No Tree Stands Alone
My brother was mad at me, when I gave up on living my painful life. Now he’s annoyed/frustrated/bothered, I don’t know what, that I don’t keep quiet about what troubles me.
Yesterday, I said there was peace to be found in the middle. Today I say, and I should only need to say this once: I am alive because I’ve learned to speak my truth. If what I think and feel and want and need disturbs you, the solution seems crystal clear.
Family is blood, true. But some families don’t notice that you’re bleeding. Some families make you bleed, and blame it on something else. Some families grow accustomed to so much blood; think it’s normal, or natural, or necessary.
When my drunken parents fought, I cleaned my mother’s blood from the carpet in the morning. A little girl, not understanding. I will not be a party to hate. I see how it maims and destroys, fueled by fear and denial and when I see forests on fire, burning with rage, wildly out of control, I know there’s no going back to the sunny picnic in the woods, the summer laughing.

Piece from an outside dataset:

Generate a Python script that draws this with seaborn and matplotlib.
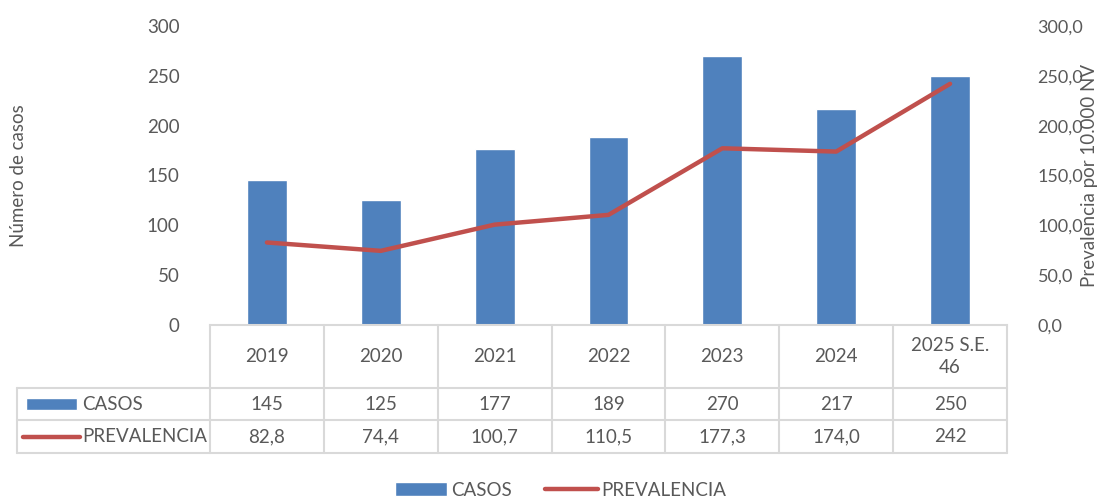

I weep for the trees, the death of the people caught up in the miasma, and the image, emblazoned in consciousness, grows dimmer but never really dissipates. Some trees will find the nutrients they need to grow strong, and begin again. Some trees will perish, becoming nutrients. No tree stands alone. No blood is unnoticed. There is life, after decimation, and it comes back slow and careful, reverent and trusting. How can it trust? It has to.